**What is asked**
Repeat the listing exactly as given, omitting every image.

**Provided material**
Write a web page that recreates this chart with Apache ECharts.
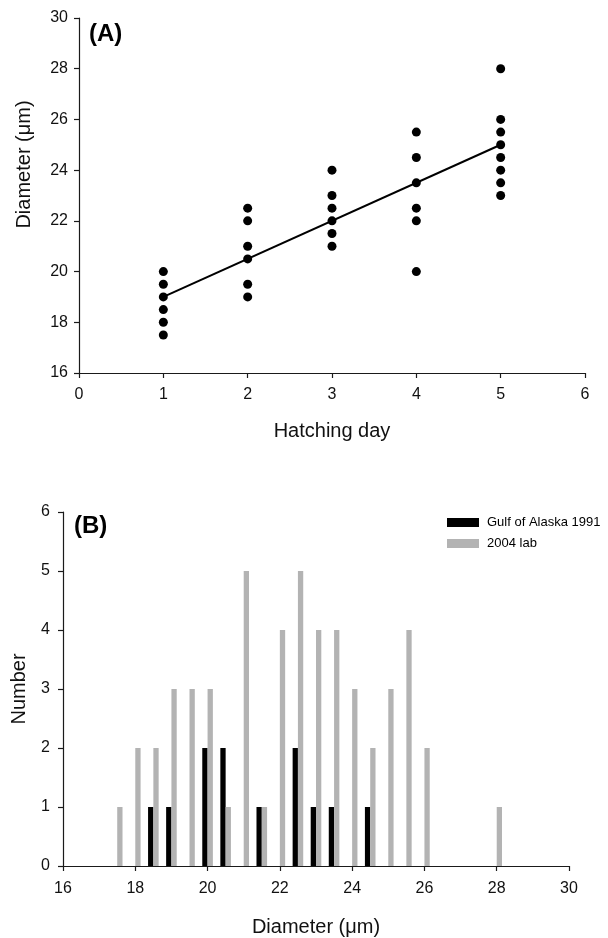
<!DOCTYPE html>
<html>
<head>
<meta charset="utf-8">
<script src="https://cdn.jsdelivr.net/npm/echarts@6/dist/echarts.min.js"></script>
<style>
html,body{margin:0;padding:0;background:#fff;}
#chart{width:608px;height:938px;}
</style>
</head>
<body>
<div id="chart"></div>
<script>
// Panel A data
var hatchDays = [1, 2, 3, 4, 5];
var diametersByDay = [
  [20, 19.5, 19, 18.5, 18, 17.5],
  [22.5, 22, 21, 20.5, 19.5, 19],
  [24, 23, 22.5, 22, 21.5, 21],
  [25.5, 24.5, 23.5, 22.5, 22, 20],
  [28, 26, 25.5, 25, 24.5, 24, 23.5, 23]
];
var fitDays = [1, 5];
var fitDiameters = [19, 25];

// Panel B data
var gulfBins = [18.5, 19, 20, 20.5, 21.5, 22.5, 23, 23.5, 24.5];
var gulfCounts = [1, 1, 2, 2, 1, 2, 1, 1, 1];
var labBins = [17.5, 18, 18.5, 19, 19.5, 20, 20.5, 21, 21.5, 22, 22.5, 23, 23.5, 24, 24.5, 25, 25.5, 26, 28];
var labCounts = [1, 2, 2, 3, 3, 3, 1, 5, 1, 4, 5, 4, 4, 3, 2, 3, 4, 2, 1];

var scatterData = [];
hatchDays.forEach(function (d, i) {
  diametersByDay[i].forEach(function (v) { scatterData.push([d, v]); });
});
var fitData = fitDays.map(function (d, i) { return [d, fitDiameters[i]]; });
var gulfData = gulfBins.map(function (b, i) { return [b, gulfCounts[i]]; });
var labData = labBins.map(function (b, i) { return [b, labCounts[i]]; });

var FONT = '"Liberation Sans", Arial, sans-serif';
var axisColor = '#1a1a1a';

function axisCommon() {
  return {
    axisLine: { show: true, onZero: false, lineStyle: { color: axisColor, width: 1.2 } },
    axisTick: { show: true, inside: false, length: 5, lineStyle: { color: axisColor, width: 1.2 } },
    splitLine: { show: false },
    axisLabel: { color: '#111', fontFamily: FONT, fontSize: 16 },
    nameTextStyle: { color: '#111', fontFamily: FONT, fontSize: 20 }
  };
}

function mk(extra) {
  var o = axisCommon();
  for (var k in extra) {
    if (typeof extra[k] === 'object' && o[k] && !Array.isArray(extra[k])) {
      for (var j in extra[k]) o[k][j] = extra[k][j];
    } else {
      o[k] = extra[k];
    }
  }
  return o;
}

var chart = echarts.init(document.getElementById('chart'), null, { renderer: 'canvas' });
chart.setOption({
  animation: false,
  backgroundColor: '#fff',
  title: [
    { text: '(A)', left: 89, top: 22, padding: 0,
      textStyle: { fontFamily: FONT, fontWeight: 'bold', fontSize: 24, color: '#000' } },
    { text: '(B)', left: 74, top: 514, padding: 0,
      textStyle: { fontFamily: FONT, fontWeight: 'bold', fontSize: 24, color: '#000' } }
  ],
  legend: {
    data: ['Gulf of Alaska 1991', '2004 lab'],
    orient: 'vertical',
    left: 447, top: 516,
    padding: 0,
    itemWidth: 32, itemHeight: 9, itemGap: 8,
    icon: 'rect',
    textStyle: { fontFamily: FONT, fontSize: 13, color: '#000', padding: [0, 0, 0, 3] }
  },
  grid: [
    { left: 79, right: 23, top: 18, height: 355 },
    { left: 63, right: 39, top: 512, height: 354 }
  ],
  xAxis: [
    mk({ gridIndex: 0, type: 'value', min: 0, max: 6, interval: 1,
      name: 'Hatching day', nameLocation: 'middle', nameGap: 48,
      axisLabel: { margin: 14 } }),
    mk({ gridIndex: 1, type: 'value', min: 16, max: 30, interval: 2,
      name: 'Diameter (\u03bcm)', nameLocation: 'middle', nameGap: 51,
      axisLabel: { margin: 15 } })
  ],
  yAxis: [
    mk({ gridIndex: 0, type: 'value', min: 16, max: 30, interval: 2,
      name: 'Diameter (\u03bcm)', nameLocation: 'middle', nameGap: 45,
      nameTextStyle: { padding: [0, 0, 0, 62] },
      axisLabel: { margin: 11 } }),
    mk({ gridIndex: 1, type: 'value', min: 0, max: 6, interval: 1,
      name: 'Number', nameLocation: 'middle', nameGap: 34,
      axisLabel: { margin: 13 } })
  ],
  series: [
    {
      name: 'fit', type: 'line', xAxisIndex: 0, yAxisIndex: 0,
      data: fitData, showSymbol: false, symbol: 'none',
      lineStyle: { color: '#000', width: 2 }, silent: true, z: 2
    },
    {
      name: 'points', type: 'scatter', xAxisIndex: 0, yAxisIndex: 0,
      data: scatterData, symbol: 'circle', symbolSize: 9,
      itemStyle: { color: '#000', opacity: 1 }, z: 3
    },
    {
      name: 'Gulf of Alaska 1991', type: 'bar', xAxisIndex: 1, yAxisIndex: 1,
      data: gulfData, barWidth: 5.3, barGap: '0%',
      itemStyle: { color: '#000' }
    },
    {
      name: '2004 lab', type: 'bar', xAxisIndex: 1, yAxisIndex: 1,
      data: labData, barWidth: 5.3, barGap: '0%',
      itemStyle: { color: '#b3b3b3' }
    }
  ]
});
</script>
</body>
</html>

**Correct response**
Write a web page that recreates this chart with Apache ECharts.
<!DOCTYPE html>
<html>
<head>
<meta charset="utf-8">
<script src="https://cdn.jsdelivr.net/npm/echarts@6/dist/echarts.min.js"></script>
<style>
html,body{margin:0;padding:0;background:#fff;}
#chart{width:608px;height:938px;}
</style>
</head>
<body>
<div id="chart"></div>
<script>
// Panel A data
var hatchDays = [1, 2, 3, 4, 5];
var diametersByDay = [
  [20, 19.5, 19, 18.5, 18, 17.5],
  [22.5, 22, 21, 20.5, 19.5, 19],
  [24, 23, 22.5, 22, 21.5, 21],
  [25.5, 24.5, 23.5, 22.5, 22, 20],
  [28, 26, 25.5, 25, 24.5, 24, 23.5, 23]
];
var fitDays = [1, 5];
var fitDiameters = [19, 25];

// Panel B data
var gulfBins = [18.5, 19, 20, 20.5, 21.5, 22.5, 23, 23.5, 24.5];
var gulfCounts = [1, 1, 2, 2, 1, 2, 1, 1, 1];
var labBins = [17.5, 18, 18.5, 19, 19.5, 20, 20.5, 21, 21.5, 22, 22.5, 23, 23.5, 24, 24.5, 25, 25.5, 26, 28];
var labCounts = [1, 2, 2, 3, 3, 3, 1, 5, 1, 4, 5, 4, 4, 3, 2, 3, 4, 2, 1];

var scatterData = [];
hatchDays.forEach(function (d, i) {
  diametersByDay[i].forEach(function (v) { scatterData.push([d, v]); });
});
var fitData = fitDays.map(function (d, i) { return [d, fitDiameters[i]]; });
var gulfData = gulfBins.map(function (b, i) { return [b, gulfCounts[i]]; });
var labData = labBins.map(function (b, i) { return [b, labCounts[i]]; });

var FONT = '"Liberation Sans", Arial, sans-serif';
var axisColor = '#1a1a1a';

function axisCommon() {
  return {
    axisLine: { show: true, onZero: false, lineStyle: { color: axisColor, width: 1.2 } },
    axisTick: { show: true, inside: false, length: 5, lineStyle: { color: axisColor, width: 1.2 } },
    splitLine: { show: false },
    axisLabel: { color: '#111', fontFamily: FONT, fontSize: 16 },
    nameTextStyle: { color: '#111', fontFamily: FONT, fontSize: 20 }
  };
}

function mk(extra) {
  var o = axisCommon();
  for (var k in extra) {
    if (typeof extra[k] === 'object' && o[k] && !Array.isArray(extra[k])) {
      for (var j in extra[k]) o[k][j] = extra[k][j];
    } else {
      o[k] = extra[k];
    }
  }
  return o;
}

var chart = echarts.init(document.getElementById('chart'), null, { renderer: 'canvas' });
chart.setOption({
  animation: false,
  backgroundColor: '#fff',
  title: [
    { text: '(A)', left: 89, top: 22, padding: 0,
      textStyle: { fontFamily: FONT, fontWeight: 'bold', fontSize: 24, color: '#000' } },
    { text: '(B)', left: 74, top: 514, padding: 0,
      textStyle: { fontFamily: FONT, fontWeight: 'bold', fontSize: 24, color: '#000' } }
  ],
  legend: {
    data: ['Gulf of Alaska 1991', '2004 lab'],
    orient: 'vertical',
    left: 447, top: 516,
    padding: 0,
    itemWidth: 32, itemHeight: 9, itemGap: 8,
    icon: 'rect',
    textStyle: { fontFamily: FONT, fontSize: 13, color: '#000', padding: [0, 0, 0, 3] }
  },
  grid: [
    { left: 79, right: 23, top: 18, height: 355 },
    { left: 63, right: 39, top: 512, height: 354 }
  ],
  xAxis: [
    mk({ gridIndex: 0, type: 'value', min: 0, max: 6, interval: 1,
      name: 'Hatching day', nameLocation: 'middle', nameGap: 48,
      axisLabel: { margin: 14 } }),
    mk({ gridIndex: 1, type: 'value', min: 16, max: 30, interval: 2,
      name: 'Diameter (\u03bcm)', nameLocation: 'middle', nameGap: 51,
      axisLabel: { margin: 15 } })
  ],
  yAxis: [
    mk({ gridIndex: 0, type: 'value', min: 16, max: 30, interval: 2,
      name: 'Diameter (\u03bcm)', nameLocation: 'middle', nameGap: 45,
      nameTextStyle: { padding: [0, 0, 0, 62] },
      axisLabel: { margin: 11 } }),
    mk({ gridIndex: 1, type: 'value', min: 0, max: 6, interval: 1,
      name: 'Number', nameLocation: 'middle', nameGap: 34,
      axisLabel: { margin: 13 } })
  ],
  series: [
    {
      name: 'fit', type: 'line', xAxisIndex: 0, yAxisIndex: 0,
      data: fitData, showSymbol: false, symbol: 'none',
      lineStyle: { color: '#000', width: 2 }, silent: true, z: 2
    },
    {
      name: 'points', type: 'scatter', xAxisIndex: 0, yAxisIndex: 0,
      data: scatterData, symbol: 'circle', symbolSize: 9,
      itemStyle: { color: '#000', opacity: 1 }, z: 3
    },
    {
      name: 'Gulf of Alaska 1991', type: 'bar', xAxisIndex: 1, yAxisIndex: 1,
      data: gulfData, barWidth: 5.3, barGap: '0%',
      itemStyle: { color: '#000' }
    },
    {
      name: '2004 lab', type: 'bar', xAxisIndex: 1, yAxisIndex: 1,
      data: labData, barWidth: 5.3, barGap: '0%',
      itemStyle: { color: '#b3b3b3' }
    }
  ]
});
</script>
</body>
</html>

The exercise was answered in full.